Night workers have sleep fantasies the way day shift people have (so I'm told) sex fantasies.  In Penthouse Sleep Forum, the corner of the library, desert island or hotel room hasn't got another occupant, & size really doesn't matter, though distance & decibels do. 

Saturday, July 9, 2011

Tick, tick, tick

Last week, the engineer got up at 4 a.m. to whiz & then wandered in, stark naked, as I sat staring at the computer, trying to bore myself to sleep.  "What is that on your leg?" I squawked -- & then took a closer look & saw what looked like tiny blisters coming up on several large red patches.

"Oh, that's been there for a couple of days, & on my back too.  I guess it'll go away."

Engineer is quite capable of believing that an invading army, if ignored long enough, will go away (granted, that might be true).  I said, "Does it itch?"

"Well, no, it sort of hurts, actually."

OH NO.

Confidentially ...

I have no idea why people confide in me.  Granted, I live in a city where everyone boasts, especially of their faults & sins, but even here I'm the lucky soul who gets to hear the Real Ghastly Truth That No One Else Knows.  Just ducky. 

Exactly what makes anyone think I am a worthy recipient of these sad secrets (I am short & can't run away fast enough, perhaps), I don't know, or I'd change it.  There's remarkably little variety, & unlike my friends in the 1980s who had sex lives of spectacular & hilarious complexity, no one these days comes up with amusing confessions. And if I've even halfway paid attention, I've figured it out beforehand (& might prefer not to have my suspicions confirmed).

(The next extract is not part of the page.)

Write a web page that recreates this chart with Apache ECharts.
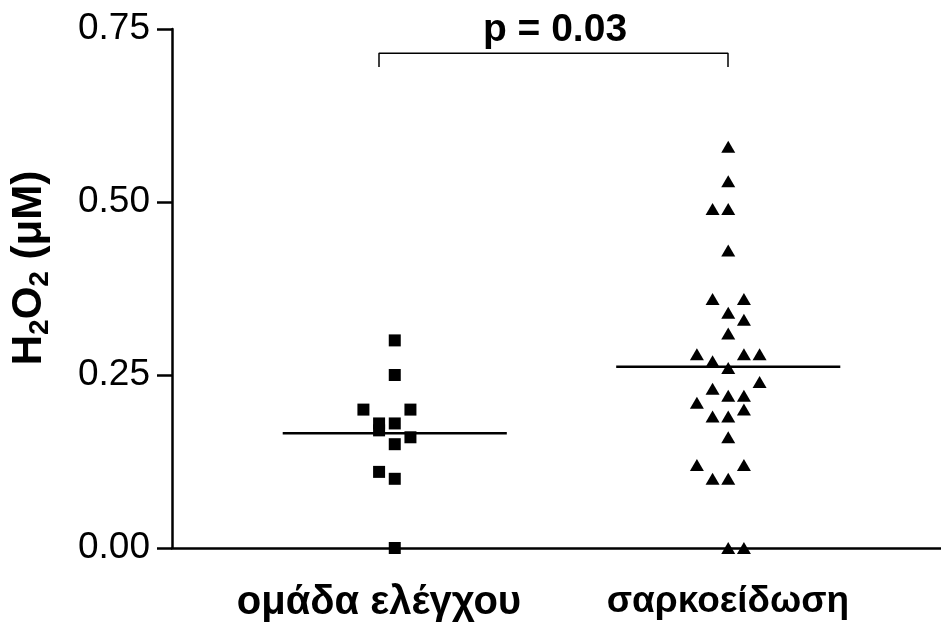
<!DOCTYPE html>
<html>
<head>
<meta charset="utf-8">
<script src="https://cdn.jsdelivr.net/npm/echarts@6/dist/echarts.min.js"></script>
<style>
  html, body { margin: 0; padding: 0; background: #fff; }
  #main { width: 941px; height: 628px; }
</style>
</head>
<body>
<div id="main"></div>
<script>
// groups on the x axis
var categories = ['ομάδα ελέγχου', 'σαρκοείδωση'];
var yTicks = [0, 0.25, 0.5, 0.75];

// control group (squares): value + column of the dot in the swarm
var controlValues = [0.30, 0.25, 0.20, 0.20, 0.18, 0.18, 0.17, 0.16, 0.15, 0.11, 0.10, 0.00];
var controlCols   = [0, 0, -2, 1, -1, 0, -1, 1, 0, -1, 0, 0];
var controlMean = 0.166;

// sarcoidosis group (triangles)
var sarcValues = [0.58, 0.53, 0.49, 0.49, 0.43, 0.36, 0.36, 0.34, 0.33, 0.31,
                  0.28, 0.28, 0.28, 0.27, 0.26, 0.24, 0.23, 0.22, 0.22, 0.21,
                  0.20, 0.19, 0.19, 0.16, 0.12, 0.12, 0.10, 0.10, 0.00, 0.00];
var sarcCols   = [0, 0, -1, 0, 0, -1, 1, 0, 1, 0,
                  -2, 1, 2, -1, 0, 2, -1, 0, 1, -2,
                  1, -1, 0, 0, -2, 1, -1, 0, 0, 1];
var sarcMean = 0.262;

var pLabel = 'p = 0.03';
var bracketTop = 0.715, bracketBottom = 0.695;

var colStep = 0.047;   // spacing between swarm columns (x units)
var meanHalf = 0.336;  // half width of the mean line
var FONT = 'Liberation Sans, Arial, sans-serif';

var myChart = echarts.init(document.getElementById('main'));

function swarm(values, cols, centre) {
  return values.map(function (v, i) { return [centre + cols[i] * colStep, v]; });
}

var option = {
  animation: false,
  backgroundColor: '#fff',
  grid: [
    { left: 172, right: 0, top: 29, bottom: 80 },
    { left: 204.5, width: 698, top: 29, bottom: 80 }
  ],
  xAxis: [
    {
      type: 'value', gridIndex: 0, min: 0.332, max: 2.638,
      axisLine: { onZero: false, lineStyle: { color: '#000', width: 2.5 } },
      axisTick: { show: false }, axisLabel: { show: false }, splitLine: { show: false }
    },
    {
      type: 'category', gridIndex: 1, data: categories,
      axisLine: { show: false }, axisTick: { show: false },
      axisLabel: {
        interval: 0, hideOverlap: false,
        margin: 35, color: '#000', fontFamily: FONT,
        fontWeight: 'bold', fontSize: 40,
        // second label is set a little narrower, as in the original
        formatter: function (v, i) { return i === 1 ? '{n|' + v + '}' : v; },
        rich: {
          n: { fontFamily: FONT, fontWeight: 'bold', fontSize: 37, color: '#000' }
        }
      }
    }
  ],
  yAxis: [
    {
      type: 'value', gridIndex: 0, min: 0, max: 0.75, interval: 0.25,
      axisLine: { show: true, lineStyle: { color: '#000', width: 2.5 } },
      axisTick: { show: true, length: 15, lineStyle: { color: '#000', width: 2.5 } },
      splitLine: { show: false },
      axisLabel: {
        margin: 22, color: '#000', fontFamily: FONT, fontSize: 37,
        formatter: function (v) { return yTicks.indexOf(v) >= 0 ? v.toFixed(2) : ''; }
      }
    },
    { type: 'value', gridIndex: 1, min: 0, max: 0.75, show: false }
  ],
  graphic: [
    {
      type: 'text', x: 29, y: 268, rotation: Math.PI / 2,
      style: {
        text: '{b|H}{s|2}{b|O}{s|2}{b| (μM)}',
        align: 'center', verticalAlign: 'middle',
        rich: {
          b: { fontFamily: FONT, fontWeight: 'bold', fontSize: 42, fill: '#000', lineHeight: 50, verticalAlign: 'middle' },
          s: { fontFamily: FONT, fontWeight: 'bold', fontSize: 28, fill: '#000', lineHeight: 34, verticalAlign: 'bottom' }
        }
      }
    },
    {
      type: 'text', x: 555, y: 30,
      style: {
        text: pLabel, align: 'center', verticalAlign: 'middle',
        fontFamily: FONT, fontWeight: 'bold', fontSize: 39, fill: '#000'
      }
    }
  ],
  series: [
    {
      name: 'control', type: 'scatter', xAxisIndex: 0, yAxisIndex: 0,
      symbol: 'rect', symbolSize: 12, itemStyle: { color: '#000', opacity: 1 },
      data: swarm(controlValues, controlCols, 1), z: 3
    },
    {
      name: 'sarc', type: 'scatter', xAxisIndex: 0, yAxisIndex: 0,
      symbol: 'triangle', symbolSize: [14, 12], itemStyle: { color: '#000', opacity: 1 },
      data: swarm(sarcValues, sarcCols, 2), z: 3
    },
    {
      name: 'control mean', type: 'line', xAxisIndex: 0, yAxisIndex: 0,
      symbol: 'none', lineStyle: { color: '#000', width: 2.5 },
      data: [[1 - meanHalf, controlMean], [1 + meanHalf, controlMean]]
    },
    {
      name: 'sarc mean', type: 'line', xAxisIndex: 0, yAxisIndex: 0,
      symbol: 'none', lineStyle: { color: '#000', width: 2.5 },
      data: [[2 - meanHalf, sarcMean], [2 + meanHalf, sarcMean]]
    },
    {
      name: 'bracket', type: 'line', xAxisIndex: 1, yAxisIndex: 1,
      symbol: 'none', lineStyle: { color: '#000', width: 1.5 },
      data: [[0, bracketBottom], [0, bracketTop], [1, bracketTop], [1, bracketBottom]]
    }
  ]
};

option && myChart.setOption(option);
</script>
</body>
</html>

In NY, the natives & many of the more recent arrivals do take great pride in their flaws.  I was raised to offer sympathy when someone moaned on about being an asshole, for example, or better yet to deny it ("be fair to yourself, what else could you have done?"), & even after all these years the kindly denial machine kicks in.  Not safe here:  tell New Yorkers that they are not assholes & they will set out to prove to you beyond a doubt that they are. 

The same great blessing follows here as back home, however: hear The Truth once from someone & get radio silence for weeks, months or even always.  Peaceful, yes, but rather depressing.  I'm not sure whether it's shame, embarrassment, or (most likely) the joyful lightness of having dropped a load onto someone else.

Some varieties of car wax supposedly protect the finish against bird shit.  To hell with Chicken Soup for the Soul, I need Turtle Wax for the Psyche.